2026,  Research Notes

Nokia Stakes Its Claim To Being First To AI-RAN Commercialization

Nokia is on a path of reinvention. The company is making bold moves under chief executive, Justin Hotard, to extend its reach across mobile network operator and enterprise markets. The acquisition of Infinera last year strengthened its already well-established optical networking portfolio that is optimized to facilitate AI data center clustering. The recent sale of Nokia’s fixed wireless access business to Inseego also signals an intention to redirect its engineering efforts to provide AI connectivity infrastructure at a massive scale. By all measures, the company is doubling down on AI.

This week, Nokia continued its ambitious AI journey by staking a claim to becoming the first infrastructure provider to commercialize AI-RAN. Let’s unpack the announcement and highlight what is significant about its latest move.

The Value Of AI-RAN

The value of AI-RAN is immense. Its capability to dramatically improve spectral efficiency is compelling given the costly operator investments made in spectrum licensing. Furthermore, AI-RAN’s software-designed nature, which easily integrates with existing hardware infrastructure, makes it attractive from both an operational management and economic standpoint.

Distributed AI inference is expected to explode, and mobile networks will play a vital role in moving data and unlocking new edge AI applications and use cases. AI-RAN has the potential to dramatically improve both uplink and downlink capacity to keep pace with these demanding AI workloads, and its open and programmable nature is poised to foster developer innovation.

Nokia’s AI-Native Network Architectural Approach

Nokia has been keenly focused on refining its autonomous networks platform powered by AI. Last June, the company launched its Autonomous Network Fabric, giving service providers access to robust observability, analytics, security, and automation capabilities to unlock deeper levels of assurance, AI runtime protection, self-healing, and intent-based service delivery. As the fabric has matured through a collaboration with Google Cloud to build telco-trained AI models, it establishes a solid foundation for Nokia to innovate with a single fabric that supports any workload within the radio access network infrastructure layer.

Nokia’s AI-RAN platform combines the strengths of its AI-native network architectural approach with NVIDIA’s Aerial AI-RAN stack to create a force multiplier for efficiency, performance, and future operator monetization. Nokia claims that today, it is unlocking more than a 20% gain in spectral efficiency, intending to increase it by more than 100% over the next two years. Those are huge improvements that are necessary to keep pace with the explosion of network traffic expected to result from persistent agentic operations. Nokia’s customers, including BT, NTT Docomo, T-Mobile, Vodafone, and others, should all be eager to reap the benefits.

Nokia is offering multiple paths to AI-RAN adoption, including a new GPU-powered AirScale RAN plug-in that is designed to easily integrate the power of NVIDIA’s accelerated computing capacity into existing mobile network infrastructure through an all-in-one baseband node. As a result, operators can process more data within the same spectrum footprint and leverage the flexibility to run on Nokia’s purpose-built hardware or common off-the-shelf servers.

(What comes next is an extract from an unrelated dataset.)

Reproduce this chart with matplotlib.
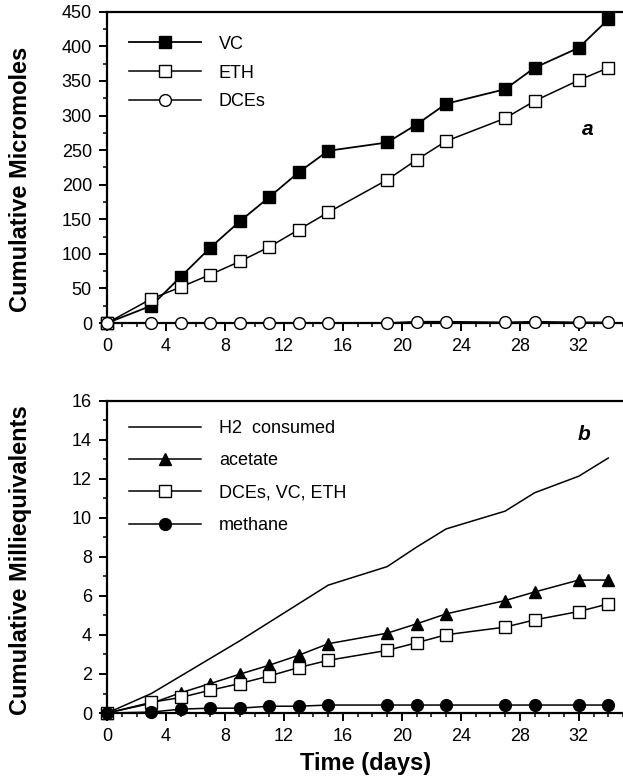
import matplotlib.pyplot as plt
from matplotlib.ticker import MultipleLocator

plt.rcParams['font.family'] = ['Liberation Sans', 'DejaVu Sans']

# sampling days
days = [0, 3, 5, 7, 9, 11, 13, 15, 19, 21, 23, 27, 29, 32, 34]

# panel a: cumulative micromoles
vc = [0, 25, 67, 109, 147, 182, 218, 249, 261, 287, 317, 338, 369, 398, 439]
eth = [0, 35, 52, 70, 89, 110, 135, 160, 207, 236, 263, 296, 321, 351, 369]
dces = [0, 0, 0, 0, 0, 0, 0, 0, 0, 2, 2, 1, 2, 1, 1]

# panel b: cumulative milliequivalents
h2 = [0, 1.0, 1.9, 2.8, 3.7, 4.65, 5.6, 6.55, 7.5, 8.5, 9.43, 10.34, 11.28, 12.13, 13.06]
acetate = [0, 0.5, 1.04, 1.51, 1.99, 2.45, 2.96, 3.55, 4.09, 4.57, 5.08, 5.76, 6.2, 6.81, 6.81]
dce_vc_eth = [0, 0.55, 0.8, 1.17, 1.51, 1.9, 2.33, 2.7, 3.21, 3.6, 4.01, 4.4, 4.77, 5.2, 5.59]
methane = [0, 0.05, 0.2, 0.25, 0.25, 0.35, 0.35, 0.41, 0.41, 0.41, 0.41, 0.41, 0.41, 0.41, 0.41]

fig = plt.figure(figsize=(6.23, 7.84), dpi=100)
ax1 = fig.add_axes([0.172, 0.588, 0.828, 0.397])
ax2 = fig.add_axes([0.172, 0.0905, 0.828, 0.3985])

ms = 8.5
ax1.plot(days, vc, '-s', color='black', mfc='black', ms=ms, lw=1.3, label='VC', clip_on=False, zorder=3)
ax1.plot(days, eth, '-s', color='black', mfc='white', ms=ms, lw=1.1, label='ETH', clip_on=False, zorder=4)
ax1.plot(days, dces, '-o', color='black', mfc='white', ms=ms, lw=1.1, label='DCEs', clip_on=False, zorder=4)

ax2.plot(days, h2, '-', color='black', lw=1.1, label='H2  consumed', clip_on=False)
ax2.plot(days, acetate, '-^', color='black', mfc='black', ms=ms, lw=1.1, label='acetate', clip_on=False, zorder=3)
ax2.plot(days, dce_vc_eth, '-s', color='black', mfc='white', ms=ms, lw=1.1, label='DCEs, VC, ETH', clip_on=False, zorder=4)
ax2.plot(days, methane, '-o', color='black', mfc='black', ms=ms, lw=1.1, label='methane', clip_on=False, zorder=4)

for ax in (ax1, ax2):
    ax.set_xlim(0, 35)
    ax.xaxis.set_major_locator(MultipleLocator(4))
    ax.xaxis.set_minor_locator(MultipleLocator(1))
    ax.spines['right'].set_visible(False)
    for s in ('left', 'bottom', 'top'):
        ax.spines[s].set_linewidth(1.6)
    ax.tick_params(which='major', direction='out', length=6, width=1.4, labelsize=13, pad=5)
    ax.tick_params(which='minor', direction='out', length=3, width=1.1)

ax1.set_ylim(0, 450)
ax1.yaxis.set_major_locator(MultipleLocator(50))
ax1.yaxis.set_minor_locator(MultipleLocator(25))
ax1.set_ylabel('Cumulative Micromoles', fontsize=17, fontweight='bold')
ax1.yaxis.set_label_coords(-0.145, 0.46)
ax1.text(0.92, 0.605, 'a', transform=ax1.transAxes, fontsize=15, fontweight='bold', style='italic')
ax1.legend(loc='upper left', frameon=False, fontsize=13, handlelength=4.0, handletextpad=1.0,
           labelspacing=0.65, bbox_to_anchor=(0.01, 0.975))

ax2.set_ylim(0, 16)
ax2.yaxis.set_major_locator(MultipleLocator(2))
ax2.yaxis.set_minor_locator(MultipleLocator(1))
ax2.set_ylabel('Cumulative Milliequivalents', fontsize=17, fontweight='bold')
ax2.yaxis.set_label_coords(-0.145, 0.49)
ax2.set_xlabel('Time (days)', fontsize=17, fontweight='bold', labelpad=5)
ax2.text(0.912, 0.875, 'b', transform=ax2.transAxes, fontsize=15, fontweight='bold', style='italic')
ax2.legend(loc='upper left', frameon=False, fontsize=13, handlelength=4.0, handletextpad=1.0,
           labelspacing=0.85, bbox_to_anchor=(0.01, 0.99))

fig.savefig('out.png', dpi=100)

Diving Deeper Into Nokia anyRAN  

Underpinning Nokia’s AI-native network architecture is its anyRAN software and framework. It is designed to support 4G LTE, 5G New Radio, and anticipate future 6G 3GPP standards and requirements. Nokia anyRAN’s strength lies in its open, flexible, and measured approach to RAN evolution, meeting operators where they are from an infrastructure deployment standpoint.

These efforts build upon a well-established Nokia anyRAN partner ecosystem, providing a common software stack that is designed to deliver feature and performance consistency across a diversity of deployment scenarios. It also facilitates cloud RAN implementations and is fully Open RAN compliant, leveraging open standards to mitigate vendor lock-in and reduce costly capital expenditures.

Final Thoughts

Nokia is making big bets with AI, and its latest AI-RAN announcement punctuates its efforts. The opportunity to dramatically improve mobile network capacity through newfound spectral efficiency to keep pace with demanding AI workloads is significant. Most importantly, the ability to do so through a software-defined subscription-based model represents a needed departure from traditional and more costly hardware-centric upgrade cycles in the past.

Nokia’s commercialized AI-RAN offering has the potential to translate to faster time to operator innovation and monetization beyond access with emerging use cases, including integrated sensing and communication and physical AI. Success for Nokia will lie in the consistent execution of its engineering efforts, but its prospects are bright.